Here a floating disc is assembled.
Each rivet is pressed into place.
Parts are made on a just in time basis. Here the latest batches of spiders are ready for assembly.
The polishing process is carried out with a machine that throws walnut shells at the metal to smooth off any imperfections.
Here parts are tumbled around in order to smooth them off.
Most parts are uncoloured until they are need.
Highly polished hubs are ready.

The Anodising Process

Hope keeps their colouring process in house and has gone from 2000 parts per week up to 80,000 parts per week.

Small parts are prepared for being anodised.
Tanks with electrodes and different colour acids are held at a stable temperature for colour consistency.
A laser etches the logos onto the parts.
Laser etching in progress.

Parts and Assembly

Parts are put together in the final assembly area, where a final quality control pass takes place.

Once ready all parts are gathered for final assembly.
Small parts are all ready to go. Every axle has been checked by hand, and is part of the reason why Hope hubs have a long life.
Brakes are bled here and put together.
How much stopping power is here?
Hope has these super cool automatic truing machines.
Laced wheels are fed in one end.
They are then quickly checked for final tension and put in boxes.
This is where everything finishes before it reaches dealers.


A few random last shots from around and about in the factory.

Some parts end up on the Factory Racing team bikes which are prepared here.
All waste is 100 percent recycled.
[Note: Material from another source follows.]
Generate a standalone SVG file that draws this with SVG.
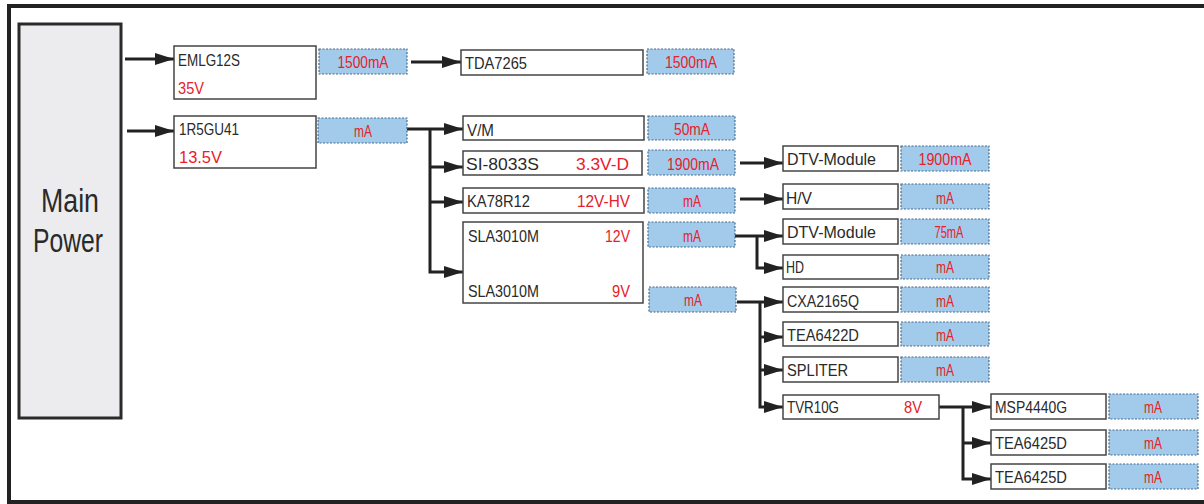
<svg xmlns="http://www.w3.org/2000/svg" width="1204" height="504" viewBox="0 0 1204 504">
<style>
.frame{fill:none;stroke:#222;stroke-width:4}
.box{fill:#fff;stroke:#444;stroke-width:1.5}
.cur{fill:#a2cbeb;stroke:#4a6a8a;stroke-width:1.2;stroke-dasharray:2 1.5}
.main{fill:#ececee;stroke:#2a2a2a;stroke-width:3}
.t{font-family:"Liberation Sans",Arial,sans-serif;font-size:17px;fill:#2a2a2a}
.r{font-family:"Liberation Sans",Arial,sans-serif;font-size:17px;fill:#e8202a}
.c{text-anchor:middle}
.big{font-family:"Liberation Sans",Arial,sans-serif;font-size:34px;fill:#2a2a2a;text-anchor:middle}
.ln{fill:none;stroke:#222;stroke-width:3}
</style>
<defs>
<marker id="ah" markerUnits="userSpaceOnUse" markerWidth="19" markerHeight="12" refX="19" refY="6" orient="auto">
<path d="M0,0 L19,6 L0,12 z" fill="#222"/>
</marker>
</defs>
<rect width="1204" height="504" fill="#fff"/>
<path class="frame" d="M1210,6 H9 V502 H1210"/>

<g id="main-power">
<rect class="main" x="19" y="24" width="102" height="394"/>
<text class="big" x="70" y="212" textLength="58" lengthAdjust="spacingAndGlyphs">Main</text>
<text class="big" x="68" y="252" textLength="70" lengthAdjust="spacingAndGlyphs">Power</text>
</g>

<g id="connectors">
<path class="ln" d="M125,59 H174" marker-end="url(#ah)"/>
<path class="ln" d="M127,131 H174" marker-end="url(#ah)"/>
<path class="ln" d="M411,62 H461" marker-end="url(#ah)"/>
<path class="ln" d="M407,129 H463" marker-end="url(#ah)"/>
<path class="ln" d="M430,129 V272 H463" marker-end="url(#ah)"/>
<path class="ln" d="M430,167 H463" marker-end="url(#ah)"/>
<path class="ln" d="M430,202 H463" marker-end="url(#ah)"/>
<path class="ln" d="M740,163 H783" marker-end="url(#ah)"/>
<path class="ln" d="M740,199 H783" marker-end="url(#ah)"/>
<path class="ln" d="M735,236 H783" marker-end="url(#ah)"/>
<path class="ln" d="M757,236 V268 H783" marker-end="url(#ah)"/>
<path class="ln" d="M737,302 H783" marker-end="url(#ah)"/>
<path class="ln" d="M760,302 V407 H783" marker-end="url(#ah)"/>
<path class="ln" d="M760,337 H783" marker-end="url(#ah)"/>
<path class="ln" d="M760,370 H783" marker-end="url(#ah)"/>
<path class="ln" d="M939,407 H991" marker-end="url(#ah)"/>
<path class="ln" d="M963,407 V479 H991" marker-end="url(#ah)"/>
<path class="ln" d="M963,443 H991" marker-end="url(#ah)"/>
</g>

<g id="emlg12s">
<rect class="box" x="174" y="46" width="142" height="53"/>
<text class="t" x="178" y="66" textLength="62" lengthAdjust="spacingAndGlyphs">EMLG12S</text>
<text class="r" x="178" y="94" textLength="26" lengthAdjust="spacingAndGlyphs">35V</text>
</g>
<g id="emlg12s-current">
<rect class="cur" x="319" y="49" width="88" height="25"/>
<text class="r c" x="363" y="68" textLength="51" lengthAdjust="spacingAndGlyphs">1500mA</text>
</g>

<g id="r5gu41">
<rect class="box" x="174" y="116" width="142" height="52"/>
<text class="t" x="179" y="135" textLength="60" lengthAdjust="spacingAndGlyphs">1R5GU41</text>
<text class="r" x="179" y="163" textLength="43" lengthAdjust="spacingAndGlyphs">13.5V</text>
</g>
<g id="r5gu41-current">
<rect class="cur" x="318" y="118" width="89" height="25"/>
<text class="r c" x="363" y="137" textLength="18" lengthAdjust="spacingAndGlyphs">mA</text>
</g>

<g id="tda7265">
<rect class="box" x="461" y="50" width="182" height="25"/>
<text class="t" x="465" y="69" textLength="62" lengthAdjust="spacingAndGlyphs">TDA7265</text>
</g>
<g id="tda7265-current">
<rect class="cur" x="647" y="49" width="87" height="25"/>
<text class="r c" x="691" y="68" textLength="52" lengthAdjust="spacingAndGlyphs">1500mA</text>
</g>

<g id="vm">
<rect class="box" x="463" y="116" width="181" height="24"/>
<text class="t" x="467" y="136" textLength="27" lengthAdjust="spacingAndGlyphs">V/M</text>
</g>
<g id="vm-current">
<rect class="cur" x="648" y="116" width="87" height="24"/>
<text class="r c" x="692" y="135" textLength="36" lengthAdjust="spacingAndGlyphs">50mA</text>
</g>

<g id="si8033s">
<rect class="box" x="463" y="151" width="179" height="24"/>
<text class="t" x="466" y="170" textLength="73" lengthAdjust="spacingAndGlyphs">SI-8033S</text>
<text class="r" x="576" y="170" textLength="53" lengthAdjust="spacingAndGlyphs">3.3V-D</text>
</g>
<g id="si8033s-current">
<rect class="cur" x="648" y="150" width="87" height="25"/>
<text class="r c" x="693" y="170" textLength="52" lengthAdjust="spacingAndGlyphs">1900mA</text>
</g>

<g id="ka78r12">
<rect class="box" x="463" y="188" width="181" height="25"/>
<text class="t" x="467" y="207" textLength="63" lengthAdjust="spacingAndGlyphs">KA78R12</text>
<text class="r" x="577" y="207" textLength="53" lengthAdjust="spacingAndGlyphs">12V-HV</text>
</g>
<g id="ka78r12-current">
<rect class="cur" x="648" y="188" width="87" height="25"/>
<text class="r c" x="692" y="207" textLength="18" lengthAdjust="spacingAndGlyphs">mA</text>
</g>

<g id="sla3010m">
<rect class="box" x="463" y="222" width="180" height="81"/>
<text class="t" x="468" y="242" textLength="71" lengthAdjust="spacingAndGlyphs">SLA3010M</text>
<text class="r" x="605" y="242" textLength="25" lengthAdjust="spacingAndGlyphs">12V</text>
<text class="t" x="468" y="297" textLength="71" lengthAdjust="spacingAndGlyphs">SLA3010M</text>
<text class="r" x="612" y="297" textLength="18" lengthAdjust="spacingAndGlyphs">9V</text>
</g>
<g id="sla3010m-12v-current">
<rect class="cur" x="648" y="222" width="87" height="25"/>
<text class="r c" x="692" y="242" textLength="18" lengthAdjust="spacingAndGlyphs">mA</text>
</g>
<g id="sla3010m-9v-current">
<rect class="cur" x="649" y="287" width="87" height="25"/>
<text class="r c" x="693" y="306" textLength="18" lengthAdjust="spacingAndGlyphs">mA</text>
</g>

<g id="dtv-module-1">
<rect class="box" x="783" y="146" width="115" height="25"/>
<text class="t" x="787" y="165" textLength="89" lengthAdjust="spacingAndGlyphs">DTV-Module</text>
</g>
<g id="dtv-module-1-current">
<rect class="cur" x="901" y="146" width="88" height="25"/>
<text class="r c" x="945" y="165" textLength="53" lengthAdjust="spacingAndGlyphs">1900mA</text>
</g>

<g id="hv">
<rect class="box" x="783" y="184" width="115" height="25"/>
<text class="t" x="786" y="204" textLength="26" lengthAdjust="spacingAndGlyphs">H/V</text>
</g>
<g id="hv-current">
<rect class="cur" x="901" y="184" width="88" height="25"/>
<text class="r c" x="945" y="204" textLength="18" lengthAdjust="spacingAndGlyphs">mA</text>
</g>

<g id="dtv-module-2">
<rect class="box" x="783" y="219" width="115" height="25"/>
<text class="t" x="787" y="238" textLength="89" lengthAdjust="spacingAndGlyphs">DTV-Module</text>
</g>
<g id="dtv-module-2-current">
<rect class="cur" x="901" y="219" width="88" height="25"/>
<text class="r c" x="949" y="238" textLength="29" lengthAdjust="spacingAndGlyphs">75mA</text>
</g>

<g id="hd">
<rect class="box" x="783" y="255" width="115" height="24"/>
<text class="t" x="786" y="273" textLength="18" lengthAdjust="spacingAndGlyphs">HD</text>
</g>
<g id="hd-current">
<rect class="cur" x="901" y="255" width="88" height="24"/>
<text class="r c" x="945" y="273" textLength="18" lengthAdjust="spacingAndGlyphs">mA</text>
</g>

<g id="cxa2165q">
<rect class="box" x="783" y="287" width="115" height="25"/>
<text class="t" x="787" y="307" textLength="72" lengthAdjust="spacingAndGlyphs">CXA2165Q</text>
</g>
<g id="cxa2165q-current">
<rect class="cur" x="901" y="287" width="88" height="25"/>
<text class="r c" x="945" y="307" textLength="18" lengthAdjust="spacingAndGlyphs">mA</text>
</g>

<g id="tea6422d">
<rect class="box" x="783" y="322" width="115" height="24"/>
<text class="t" x="787" y="341" textLength="72" lengthAdjust="spacingAndGlyphs">TEA6422D</text>
</g>
<g id="tea6422d-current">
<rect class="cur" x="901" y="322" width="88" height="24"/>
<text class="r c" x="945" y="341" textLength="18" lengthAdjust="spacingAndGlyphs">mA</text>
</g>

<g id="spliter">
<rect class="box" x="783" y="357" width="115" height="25"/>
<text class="t" x="787" y="376" textLength="61" lengthAdjust="spacingAndGlyphs">SPLITER</text>
</g>
<g id="spliter-current">
<rect class="cur" x="901" y="357" width="88" height="25"/>
<text class="r c" x="945" y="376" textLength="18" lengthAdjust="spacingAndGlyphs">mA</text>
</g>

<g id="tvr10g">
<rect class="box" x="783" y="395" width="156" height="24"/>
<text class="t" x="787" y="413" textLength="52" lengthAdjust="spacingAndGlyphs">TVR10G</text>
<text class="r" x="904" y="413" textLength="18" lengthAdjust="spacingAndGlyphs">8V</text>
</g>

<g id="msp4440g">
<rect class="box" x="991" y="394" width="115" height="25"/>
<text class="t" x="995" y="413" textLength="72" lengthAdjust="spacingAndGlyphs">MSP4440G</text>
</g>
<g id="msp4440g-current">
<rect class="cur" x="1109" y="394" width="89" height="25"/>
<text class="r c" x="1153" y="413" textLength="18" lengthAdjust="spacingAndGlyphs">mA</text>
</g>

<g id="tea6425d-1">
<rect class="box" x="991" y="430" width="115" height="25"/>
<text class="t" x="995" y="449" textLength="72" lengthAdjust="spacingAndGlyphs">TEA6425D</text>
</g>
<g id="tea6425d-1-current">
<rect class="cur" x="1109" y="430" width="89" height="25"/>
<text class="r c" x="1153" y="449" textLength="18" lengthAdjust="spacingAndGlyphs">mA</text>
</g>

<g id="tea6425d-2">
<rect class="box" x="991" y="464" width="115" height="25"/>
<text class="t" x="995" y="483" textLength="72" lengthAdjust="spacingAndGlyphs">TEA6425D</text>
</g>
<g id="tea6425d-2-current">
<rect class="cur" x="1109" y="464" width="89" height="25"/>
<text class="r c" x="1153" y="483" textLength="18" lengthAdjust="spacingAndGlyphs">mA</text>
</g>
</svg>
They even use cooling liquid that is 10x more expensive but has no smell.
All waste is 100 percent recycled. They even use cooling liquid that is 10x more expensive but has no smell.
Humour is everywhere.
A Steve Mcqueen replica Triumph, whose toy is it?
Is this spider saying don’t run away?
A smile is present on every workers face for sure, it was an amazing working atmosphere.
Everyone gets a bike to ride at Hope, with this one waiting for being tricked up with lots of Hope components.

There is no doubt that Hope Tech is one of the best places one could probably work in the mountain bike industry. It has fun, serious work, and innovation in a nice environment as it’s core value, plus it manages to keep production on shore, under control, with constant reinvestment and development, including the development of a new pump track in addition to the one they already have, they are also working on a Velo drome which they will start building soon, we are definitely going back for another visit!